|Rosa 'Abraham Darby'& Hosta 'Autumn Frost' 12 June 2023|
Yesterday 11 May, 2023, my daughter Alexandra and I returned from Ames, Iowa. We went there last Wednesday for the National Convention of the American Hosta Society.
While there I took portraits (with my studio light) of all the winners of awards and of old hosta personalities that might not be around in a few years.
In what is rare for me these days was the fact that I felt useful. I am providing the AHS (American Hosta Society) with well taken portraits.
Feeling useful is important when one is a widower living alone with two cats in a little house where the phone seldom rings. For a couple of years I have been saying of myself (tongue not completely in cheek) that I am:
Obsolete, redundant, retired & inconsequential.
My daily routine is to have breakfast, feed Niña and Niña, and take Niño for a walk in the afternoon. That’s it. When I die there will be enough money in the bank that my two daughters, Hilary (50) and Alexandra (55) will not have to worry about paying their rent. But I am not really a necessary Item (nice word) for them.
|Niña in my oficina today 12 June 2023|
My cats need me so I am useful in that.
|Top left - Carpenteria californica, right Rosa 'Winchester Cathedral' bottom Rosa 'Sombreul' - 12 June 2023|
What is left for me to do from day to day? The garden is glorious
now so I have to deadhead spent roses and water. In short I am garden fidgeting. I feel sad doing this as Rosemary and I did this together with the two cats following us.
Most important in my life is writing my blog (there are 5826 of them) and to scan the roses and other plants from my garden. I have over 3000 of them as I started in the summer of 2001.

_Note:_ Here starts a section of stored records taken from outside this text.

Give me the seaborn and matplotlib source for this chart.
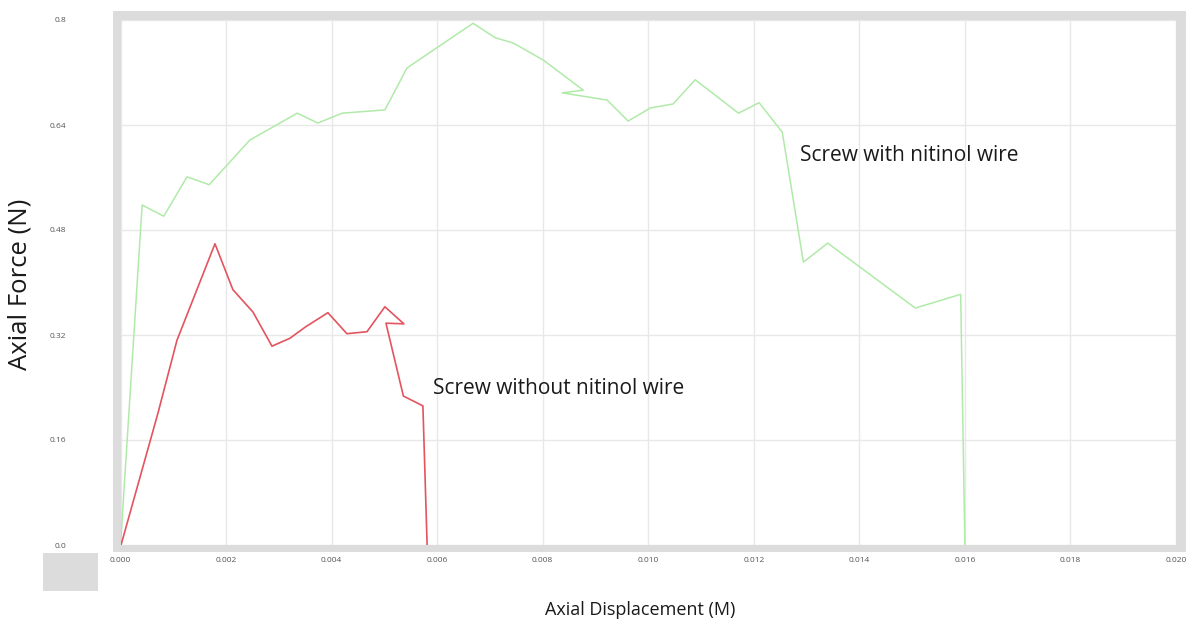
import matplotlib
matplotlib.use("Agg")
import matplotlib.pyplot as plt
from matplotlib.patches import Rectangle
import numpy as np
import pandas as pd
import seaborn as sns

# Load–displacement curves of the two screw types
disp_with = [0.0, 0.00041, 0.00082, 0.00126, 0.00168, 0.00245, 0.00335, 0.00374,
             0.00420, 0.00501, 0.00543, 0.00668, 0.00710, 0.00744, 0.00801, 0.00877,
             0.00837, 0.00922, 0.00962, 0.01004, 0.01047, 0.01089, 0.01171, 0.01210,
             0.01254, 0.01294, 0.01340, 0.01506, 0.01592, 0.01600]
force_with = [0.0, 0.518, 0.501, 0.561, 0.549, 0.617, 0.658, 0.643,
              0.658, 0.663, 0.727, 0.795, 0.773, 0.765, 0.739, 0.693,
              0.689, 0.678, 0.646, 0.666, 0.672, 0.709, 0.658, 0.674,
              0.629, 0.431, 0.460, 0.361, 0.382, 0.0]

disp_without = [0.00001, 0.00071, 0.00107, 0.00179, 0.00213, 0.00251, 0.00287, 0.00321,
                0.00350, 0.00393, 0.00429, 0.00467, 0.00501, 0.00537, 0.00503, 0.00536,
                0.00573, 0.00581]
force_without = [0.0, 0.201, 0.312, 0.459, 0.389, 0.355, 0.303, 0.315,
                 0.332, 0.354, 0.322, 0.325, 0.363, 0.337, 0.338, 0.227,
                 0.212, 0.0]

x_ticks = [0.000, 0.002, 0.004, 0.006, 0.008, 0.010, 0.012, 0.014, 0.016, 0.018, 0.020]
x_tick_labels = ["0.000", "0.002", "0.004", "0.006", "0.008", "0.010",
                 "0.012", "0.014", "0.016", "0.018", "0.020"]
y_ticks = [0.0, 0.16, 0.32, 0.48, 0.64, 0.8]
y_tick_labels = ["0.0", "0.16", "0.32", "0.48", "0.64", "0.8"]

label_with = "Screw with nitinol wire"
label_without = "Screw without nitinol wire"

df_with = pd.DataFrame({"disp": disp_with, "force": force_with})
df_without = pd.DataFrame({"disp": disp_without, "force": force_without})

sns.set_style("white")
plt.rcParams["font.family"] = ["Open Sans", "DejaVu Sans"]

W, H = 1188, 626
fig = plt.figure(figsize=(W / 100, H / 100), dpi=100)

# grey frame around the plotting area, kept behind the axes
frame_color = "#dcdcdc"
fig.patches.append(Rectangle((113 / W, (H - 552) / H), (1186 - 113) / W, (552 - 11) / H,
                             transform=fig.transFigure, facecolor=frame_color,
                             edgecolor="none", zorder=-10))
fig.patches.append(Rectangle((43 / W, (H - 591) / H), 55 / W, 38 / H,
                             transform=fig.transFigure, facecolor=frame_color,
                             edgecolor="none", zorder=-10))

ax = fig.add_axes([120.5 / W, (H - 545) / H, 1055.5 / W, 525 / H])
ax.set_facecolor("white")

sns.lineplot(data=df_with, x="disp", y="force", sort=False, estimator=None,
             color="#b0eaa9", linewidth=1.1, ax=ax)
sns.lineplot(data=df_without, x="disp", y="force", sort=False, estimator=None,
             color="#e3545e", linewidth=1.2, ax=ax)

ax.set_xlim(0, 0.02)
ax.set_ylim(0, 0.8)
ax.set_xticks(x_ticks)
ax.set_xticklabels(x_tick_labels)
ax.set_yticks(y_ticks)
ax.set_yticklabels(y_tick_labels)
ax.grid(True, color="#e8e8e8", linewidth=1.0)
ax.set_axisbelow(True)
for s in ax.spines.values():
    s.set_visible(False)

ax.tick_params(axis="both", length=0, labelsize=6, labelcolor="#555555")
ax.tick_params(axis="x", pad=9)
ax.tick_params(axis="y", pad=39)

ax.set_xlabel("Axial Displacement (M)", fontsize=13, color="#1a1a1a")
ax.set_ylabel("Axial Force (N)", fontsize=18.5, color="#1a1a1a")
ax.xaxis.set_label_coords(0.492, -0.124)
ax.xaxis.label.set_va("center")
ax.yaxis.set_label_coords(-0.0952, 0.496)
ax.yaxis.label.set_va("center")

ax.text(0.01288, 0.594, label_with, ha="left", va="center", fontsize=15, color="#1a1a1a")
ax.text(0.00592, 0.239, label_without, ha="left", va="center", fontsize=15, color="#1a1a1a")

fig.savefig("out.png", dpi=100)
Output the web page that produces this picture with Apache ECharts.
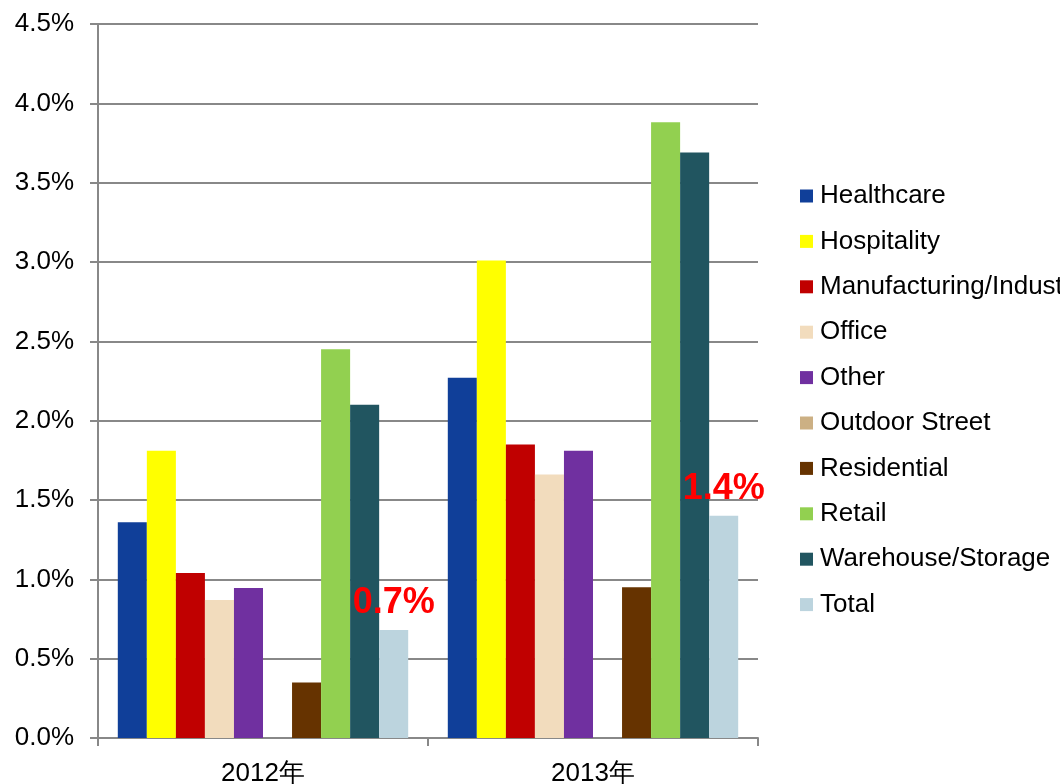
<!DOCTYPE html>
<html>
<head>
<meta charset="utf-8">
<script src="https://cdn.jsdelivr.net/npm/echarts@6/dist/echarts.min.js"></script>
<style>
  html, body { margin: 0; padding: 0; background: #fff; }
  #main { width: 1060px; height: 784px; }
</style>
</head>
<body>
<div id="main"></div>
<script>
  // 数据
  var years = ['2012年', '2013年'];
  var sectors = ['Healthcare', 'Hospitality', 'Manufacturing/Industrial', 'Office', 'Other',
                 'Outdoor Street', 'Residential', 'Retail', 'Warehouse/Storage', 'Total'];
  var healthcare = [1.36, 2.27];
  var hospitality = [1.81, 3.01];
  var manufacturing = [1.04, 1.85];
  var office = [0.87, 1.66];
  var other = [0.945, 1.81];
  var outdoorStreet = [0, 0];
  var residential = [0.35, 0.95];
  var retail = [2.45, 3.88];
  var warehouse = [2.10, 3.69];
  var total = [0.68, 1.40];
  var totalLabels = ['0.7%', '1.4%'];
  var yTicks = ['0.0%', '0.5%', '1.0%', '1.5%', '2.0%', '2.5%', '3.0%', '3.5%', '4.0%', '4.5%'];

  var colors = ['#103F99', '#FFFF00', '#C00000', '#F2DCBD', '#7030A0',
                '#CCB084', '#663300', '#92D050', '#215560', '#BCD4DE'];
  var values = [healthcare, hospitality, manufacturing, office, other,
                outdoorStreet, residential, retail, warehouse, total];

  var font = 'Liberation Sans, Arial, sans-serif';
  var myChart = echarts.init(document.getElementById('main'));

  var series = sectors.map(function (name, i) {
    var s = {
      name: name,
      type: 'bar',
      barGap: '0%',
      barCategoryGap: '12%',
      itemStyle: { color: colors[i] },
      data: values[i]
    };
    // 合计柱上方的红色标签
    if (name === 'Total') {
      s.label = {
        show: true,
        position: 'top',
        distance: 9,
        color: '#FF0000',
        fontSize: 36,
        fontWeight: 'bold',
        fontFamily: font,
        formatter: function (p) { return totalLabels[p.dataIndex]; }
      };
    }
    return s;
  });

  var option = {
    animation: false,
    textStyle: { fontFamily: font },
    legend: {
      orient: 'vertical',
      left: 800,
      top: 183,
      padding: 0,
      itemWidth: 13,
      itemHeight: 13,
      itemGap: 19.4,
      icon: 'rect',
      textStyle: { fontSize: 26, color: '#000', fontFamily: font, lineHeight: 26, padding: [0, 0, 0, 2] },
      data: sectors
    },
    grid: { left: 98, top: 24, width: 660, height: 714, outerBoundsMode: 'none' },
    xAxis: {
      type: 'category',
      data: years,
      axisLine: { lineStyle: { color: '#888', width: 2 } },
      axisTick: { show: true, length: 8, lineStyle: { color: '#888', width: 2 } },
      axisLabel: { fontSize: 26, color: '#000', fontFamily: font, margin: 23 }
    },
    yAxis: {
      type: 'value',
      min: 0,
      max: 4.5,
      interval: 0.5,
      axisLine: { show: true, lineStyle: { color: '#888', width: 2 } },
      axisTick: { show: true, length: 8, lineStyle: { color: '#888', width: 2 } },
      splitLine: { lineStyle: { color: '#888', width: 2 } },
      axisLabel: {
        fontSize: 26, color: '#000', fontFamily: font, margin: 24,
        formatter: function (v) { return yTicks[Math.round(v / 0.5)]; }
      }
    },
    series: series
  };
  myChart.setOption(option);
</script>
</body>
</html>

I believe that my printed scans (I call them scanographs and I am therefore a scanographer) are works of art. In this century, and in this year, few, if any people I know show any interest in this “art form”.
It is important in Vancouver to never feel bitter. What is important, is that I enjoy the process. I can see very well so I can go into great magnification of the scans to remove dust and other annoyances.
While I scan I am distracted and I think less of the death of my Rosemary. Especially satisfying is that my cats like to accompany me, so do not feel alone.
Satisfying my own personal approach to involve myself in art ( I hate the modern expression “to make art”) is enough as is finding out all about my inner self by writing my blog.
Whoever is gotten this far, might note that my initial approach to scanning the plants of my garden (100% size, accurate colour and date) has been superseded (a nice word I learned from working with the US Naval Advisory Group in Buenos Aires while I was doing my conscription in the Argentine Navy) by my spending more time arranging the leaves and doing more than one “accurate” version.
I am getting artsy fartsy. It is fun.